Billing statements for credit cards you never applied for
If you get a billing statement for a credit card you don’t remember opening, it may not be the credit card company’s fault. Someone could have applied for a credit card in your name, used your address, and swiped the card from your mailbox before you got a chance to see it.
Your credit card bill doesn’t come at all
Some credit card thieves change the address on your credit card account to keep you from catching on to theft too quickly. Starting February 22, 2010, credit card billing statements should come around the same time each month. Pencil this date on your calendar and check with your card issuer if the due date rolls around and you still haven’t received a billing statement.
Your billing statement includes charges you didn’t make
You don’t have to pay for fraudulent credit card charges that you didn’t make. Instead, you can dispute the charges with your credit card issuer. If you still have the credit card in your possession, you can’t be held liable for any of the charges. It’s a good thing to check your other credit cards too, to make sure they haven’t also been victimized.

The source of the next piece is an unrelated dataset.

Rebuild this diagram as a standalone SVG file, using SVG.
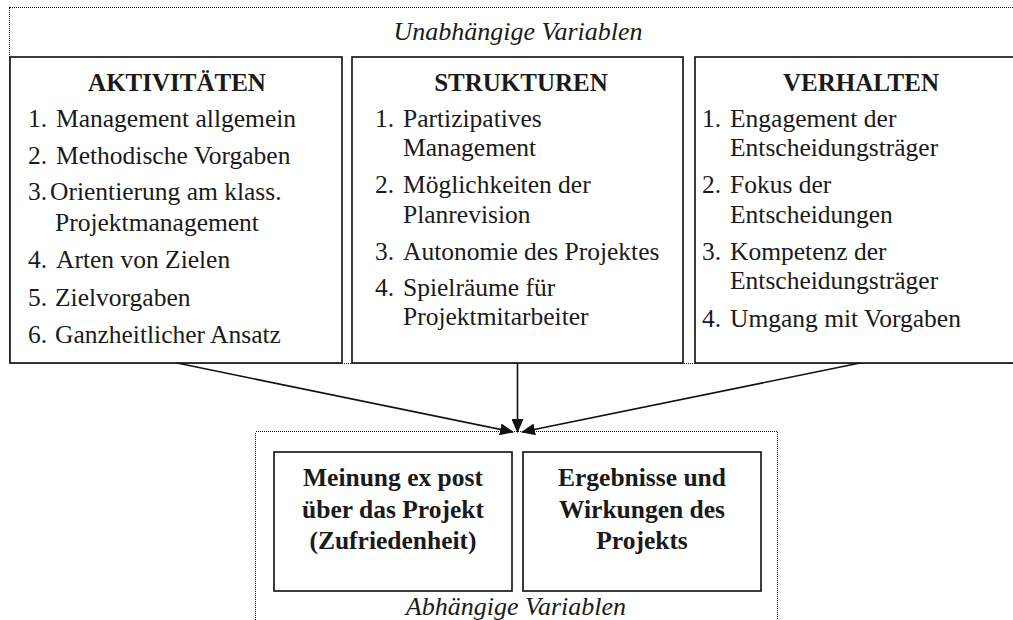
<svg xmlns="http://www.w3.org/2000/svg" width="1013" height="620" viewBox="0 0 1013 620">
  <style>
    text { font-family: "Liberation Serif", "Times New Roman", serif; fill: #1a1a1a; font-size: 25.5px; }
    .head { font-weight: bold; text-anchor: middle; font-size: 25px; }
    .cap { font-style: italic; text-anchor: middle; font-size: 26px; }
    .bold { font-weight: bold; text-anchor: middle; font-size: 25.5px; }
    .box { fill: #ffffff; stroke: #1a1a1a; stroke-width: 1.7; }
    .frame { fill: none; stroke: #111111; stroke-width: 1; stroke-dasharray: 1 1; shape-rendering: crispEdges; }
    .conn { stroke: #111111; stroke-width: 1.6; fill: none; marker-end: url(#arrow); }
  </style>
  <defs>
    <marker id="arrow" markerUnits="userSpaceOnUse" markerWidth="14" markerHeight="12" refX="13" refY="6" orient="auto">
      <path d="M0,0 L14,6 L0,12 z" fill="#111111"/>
    </marker>
  </defs>

  <rect width="1013" height="620" fill="#ffffff"/>

  <!-- independent variables frame -->
  <g id="independent">
    <rect class="frame" x="9.5" y="7.5" width="1030" height="355.5"/>
    <text class="cap" x="518" y="40">Unabhängige Variablen</text>
  </g>

  <g id="aktivitaeten">
    <rect class="box" x="10" y="57" width="332" height="306"/>
    <text class="head" x="177" y="91">AKTIVITÄTEN</text>
    <text x="28" y="127">1.</text><text x="56" y="127">Management allgemein</text>
    <text x="28" y="164">2.</text><text x="56" y="164">Methodische Vorgaben</text>
    <text x="28" y="200">3.</text><text x="50" y="200">Orientierung am klass.</text>
    <text x="55" y="231">Projektmanagement</text>
    <text x="28" y="268">4.</text><text x="56" y="268">Arten von Zielen</text>
    <text x="28" y="306">5.</text><text x="55" y="306">Zielvorgaben</text>
    <text x="28" y="343">6.</text><text x="55" y="343">Ganzheitlicher Ansatz</text>
  </g>

  <g id="strukturen">
    <rect class="box" x="352" y="57" width="331" height="306"/>
    <text class="head" x="521" y="91">STRUKTUREN</text>
    <text x="375" y="127">1.</text><text x="403" y="127">Partizipatives</text>
    <text x="403" y="156">Management</text>
    <text x="375" y="193">2.</text><text x="403" y="193">Möglichkeiten der</text>
    <text x="403" y="223">Planrevision</text>
    <text x="375" y="260">3.</text><text x="403" y="260">Autonomie des Projektes</text>
    <text x="375" y="296">4.</text><text x="403" y="296">Spielräume für</text>
    <text x="403" y="325">Projektmitarbeiter</text>
  </g>

  <g id="verhalten">
    <rect class="box" x="695" y="57" width="332" height="306"/>
    <text class="head" x="861" y="91">VERHALTEN</text>
    <text x="702" y="127">1.</text><text x="730" y="127">Engagement der</text>
    <text x="730" y="156">Entscheidungsträger</text>
    <text x="702" y="193">2.</text><text x="730" y="193">Fokus der</text>
    <text x="730" y="223">Entscheidungen</text>
    <text x="702" y="260">3.</text><text x="730" y="260">Kompetenz der</text>
    <text x="730" y="289">Entscheidungsträger</text>
    <text x="702" y="327">4.</text><text x="730" y="327">Umgang mit Vorgaben</text>
  </g>

  <!-- dependent variables frame -->
  <g id="dependent">
    <rect class="frame" x="255.5" y="431.5" width="522" height="200"/>
    <text class="cap" x="516" y="615">Abhängige Variablen</text>
  </g>

  <g id="meinung">
    <rect class="box" x="274" y="452" width="238" height="139"/>
    <text class="bold" x="393" y="486">Meinung ex post</text>
    <text class="bold" x="393" y="518">über das Projekt</text>
    <text class="bold" x="393" y="549">(Zufriedenheit)</text>
  </g>

  <g id="ergebnisse">
    <rect class="box" x="523" y="452" width="238" height="139"/>
    <text class="bold" x="642" y="486">Ergebnisse und</text>
    <text class="bold" x="642" y="518">Wirkungen des</text>
    <text class="bold" x="642" y="549">Projekts</text>
  </g>

  <g id="connectors">
    <line class="conn" x1="177" y1="363" x2="513" y2="432"/>
    <line class="conn" x1="517.5" y1="363" x2="517.5" y2="432"/>
    <line class="conn" x1="860" y1="363" x2="522" y2="432"/>
  </g>
</svg>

Your credit card is unexpectedly declined for being over the limit
If your credit card reaches the credit limit, it could be that your credit card issuer lowered your credit limit without warning you. Or, a thief could have stolen your credit card number and maxed out your card. Check with your credit card issuer to see which is true.
Calls from debt collectors about accounts that aren’t yours
For many identity theft victims, this is often the first sign. Thieves have opened accounts in your name, neglected to pay the bill, and since the creditor wasn’t getting payment from you, they sent the account to a collection agency. Debt collections for unpaid utilities, cable bills, and cell phone service are also signs of identity theft.
Unexpectedly denied for a credit card or loan
This is probably the worst way to find out your identity has been stolen. Imagine waiting to get approved for a mortgage for your dream home and then getting denied for delinquent debts you didn’t know you had. When you’re turned down for a loan based on information in your credit report, the lender is required to tell you how to get a copy of the report. That way you can see first hand what’s hurting your credit.
Ideally, you want to know about identity theft before it ever reaches your credit report. Use these warnings signs to learn about identity theft and take steps to stop it before it goes further.